COLLECTED DATA:
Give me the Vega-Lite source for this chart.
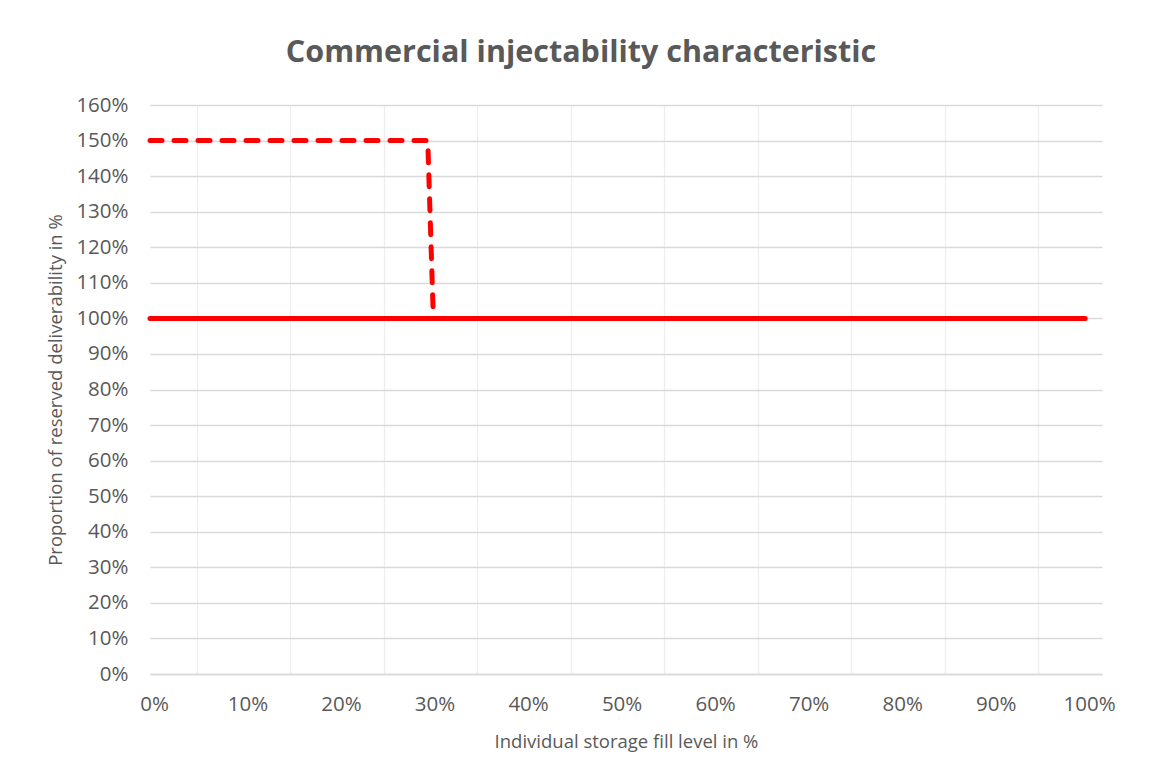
{
  "$schema": "https://vega.github.io/schema/vega-lite/v6.json",
  "width": 952,
  "height": 569,
  "autosize": "none",
  "padding": {"left": 150, "top": 105, "right": 51, "bottom": 104},
  "background": "white",
  "title": {
    "text": "Commercial injectability characteristic",
    "font": "Open Sans",
    "fontSize": 30.5,
    "fontWeight": "bold",
    "color": "#595959",
    "offset": 27,
    "frame": "bounds",
    "anchor": "middle"
  },
  "config": {
    "view": {"stroke": null},
    "axis": {
      "labelFont": "Open Sans",
      "titleFont": "Open Sans",
      "labelColor": "#595959",
      "titleColor": "#595959",
      "labelFontSize": 20.5,
      "titleFontSize": 18.5,
      "titleFontWeight": "normal",
      "ticks": false,
      "labelOverlap": false,
      "labelFlush": false,
      "gridColor": "#d9d9d9",
      "gridWidth": 1.3,
      "domainColor": "#d9d9d9",
      "domainWidth": 1.3
    }
  },
  "data": {
    "values": [
      {"series": "Commercial", "order": 1, "fill": 0, "value": 1.0},
      {"series": "Commercial", "order": 2, "fill": 1.0, "value": 1.0},
      {"series": "Boost", "order": 1, "fill": 0, "value": 1.5},
      {"series": "Boost", "order": 2, "fill": 0.297, "value": 1.5},
      {"series": "Boost", "order": 3, "fill": 0.303, "value": 1.0}
    ]
  },
  "layer": [
    {
      "transform": [{"filter": "datum.series === 'Commercial'"}],
      "mark": {"type": "line", "color": "#ff0000", "strokeWidth": 5, "strokeCap": "round"},
      "encoding": {
        "x": {
          "field": "fill",
          "type": "quantitative",
          "scale": {"domain": [0, 1.018], "nice": false, "zero": false},
          "axis": {
            "orient": "top",
            "values": [0.05, 0.15, 0.25, 0.35, 0.45, 0.55, 0.65, 0.75, 0.85, 0.95],
            "labels": false,
            "domain": false,
            "title": null,
            "gridColor": "#eeeeee"
          }
        },
        "y": {
          "field": "value",
          "type": "quantitative",
          "scale": {"domain": [0, 1.6], "nice": false},
          "axis": {
            "values": [0, 0.1, 0.2, 0.3, 0.4, 0.5, 0.6, 0.7, 0.8, 0.9, 1.0, 1.1, 1.2, 1.3, 1.4, 1.5, 1.6],
            "format": ".0%",
            "domain": false,
            "labelOverlap": false,
            "labelSeparation": 0,
            "labelPadding": 22,
            "titlePadding": 10,
            "title": "Proportion of reserved deliverability in %"
          }
        },
        "order": {"field": "order", "type": "quantitative"}
      }
    },
    {
      "transform": [{"filter": "datum.series === 'Boost'"}],
      "mark": {"type": "line", "color": "#ff0000", "strokeWidth": 5, "strokeCap": "round", "strokeJoin": "round", "strokeDash": [12, 12]},
      "encoding": {
        "x": {
          "field": "fill",
          "type": "quantitative",
          "scale": {"domain": [0, 1.018], "nice": false, "zero": false},
          "axis": {
            "orient": "bottom",
            "values": [0, 0.1, 0.2, 0.3, 0.4, 0.5, 0.6, 0.7, 0.8, 0.9, 1.0],
            "format": ".0%",
            "labelPadding": 20,
            "labelOffset": 4,
            "titlePadding": 18,
            "title": "Individual storage fill level in %"
          }
        },
        "y": {
          "field": "value",
          "type": "quantitative",
          "scale": {"domain": [0, 1.6], "nice": false},
          "axis": {
            "values": [0, 0.1, 0.2, 0.3, 0.4, 0.5, 0.6, 0.7, 0.8, 0.9, 1.0, 1.1, 1.2, 1.3, 1.4, 1.5, 1.6],
            "format": ".0%",
            "domain": false,
            "labelOverlap": false,
            "labelSeparation": 0,
            "labelPadding": 22,
            "titlePadding": 10,
            "title": "Proportion of reserved deliverability in %"
          }
        },
        "order": {"field": "order", "type": "quantitative"}
      }
    }
  ],
  "resolve": {"axis": {"x": "independent"}}
}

STATED PROBLEM: Set the data above down again exactly as given, with no pictures.

OUTPUT OF THE TASK:
Give me the Vega-Lite source for this chart.
{
  "$schema": "https://vega.github.io/schema/vega-lite/v6.json",
  "width": 952,
  "height": 569,
  "autosize": "none",
  "padding": {"left": 150, "top": 105, "right": 51, "bottom": 104},
  "background": "white",
  "title": {
    "text": "Commercial injectability characteristic",
    "font": "Open Sans",
    "fontSize": 30.5,
    "fontWeight": "bold",
    "color": "#595959",
    "offset": 27,
    "frame": "bounds",
    "anchor": "middle"
  },
  "config": {
    "view": {"stroke": null},
    "axis": {
      "labelFont": "Open Sans",
      "titleFont": "Open Sans",
      "labelColor": "#595959",
      "titleColor": "#595959",
      "labelFontSize": 20.5,
      "titleFontSize": 18.5,
      "titleFontWeight": "normal",
      "ticks": false,
      "labelOverlap": false,
      "labelFlush": false,
      "gridColor": "#d9d9d9",
      "gridWidth": 1.3,
      "domainColor": "#d9d9d9",
      "domainWidth": 1.3
    }
  },
  "data": {
    "values": [
      {"series": "Commercial", "order": 1, "fill": 0, "value": 1.0},
      {"series": "Commercial", "order": 2, "fill": 1.0, "value": 1.0},
      {"series": "Boost", "order": 1, "fill": 0, "value": 1.5},
      {"series": "Boost", "order": 2, "fill": 0.297, "value": 1.5},
      {"series": "Boost", "order": 3, "fill": 0.303, "value": 1.0}
    ]
  },
  "layer": [
    {
      "transform": [{"filter": "datum.series === 'Commercial'"}],
      "mark": {"type": "line", "color": "#ff0000", "strokeWidth": 5, "strokeCap": "round"},
      "encoding": {
        "x": {
          "field": "fill",
          "type": "quantitative",
          "scale": {"domain": [0, 1.018], "nice": false, "zero": false},
          "axis": {
            "orient": "top",
            "values": [0.05, 0.15, 0.25, 0.35, 0.45, 0.55, 0.65, 0.75, 0.85, 0.95],
            "labels": false,
            "domain": false,
            "title": null,
            "gridColor": "#eeeeee"
          }
        },
        "y": {
          "field": "value",
          "type": "quantitative",
          "scale": {"domain": [0, 1.6], "nice": false},
          "axis": {
            "values": [0, 0.1, 0.2, 0.3, 0.4, 0.5, 0.6, 0.7, 0.8, 0.9, 1.0, 1.1, 1.2, 1.3, 1.4, 1.5, 1.6],
            "format": ".0%",
            "domain": false,
            "labelOverlap": false,
            "labelSeparation": 0,
            "labelPadding": 22,
            "titlePadding": 10,
            "title": "Proportion of reserved deliverability in %"
          }
        },
        "order": {"field": "order", "type": "quantitative"}
      }
    },
    {
      "transform": [{"filter": "datum.series === 'Boost'"}],
      "mark": {"type": "line", "color": "#ff0000", "strokeWidth": 5, "strokeCap": "round", "strokeJoin": "round", "strokeDash": [12, 12]},
      "encoding": {
        "x": {
          "field": "fill",
          "type": "quantitative",
          "scale": {"domain": [0, 1.018], "nice": false, "zero": false},
          "axis": {
            "orient": "bottom",
            "values": [0, 0.1, 0.2, 0.3, 0.4, 0.5, 0.6, 0.7, 0.8, 0.9, 1.0],
            "format": ".0%",
            "labelPadding": 20,
            "labelOffset": 4,
            "titlePadding": 18,
            "title": "Individual storage fill level in %"
          }
        },
        "y": {
          "field": "value",
          "type": "quantitative",
          "scale": {"domain": [0, 1.6], "nice": false},
          "axis": {
            "values": [0, 0.1, 0.2, 0.3, 0.4, 0.5, 0.6, 0.7, 0.8, 0.9, 1.0, 1.1, 1.2, 1.3, 1.4, 1.5, 1.6],
            "format": ".0%",
            "domain": false,
            "labelOverlap": false,
            "labelSeparation": 0,
            "labelPadding": 22,
            "titlePadding": 10,
            "title": "Proportion of reserved deliverability in %"
          }
        },
        "order": {"field": "order", "type": "quantitative"}
      }
    }
  ],
  "resolve": {"axis": {"x": "independent"}}
}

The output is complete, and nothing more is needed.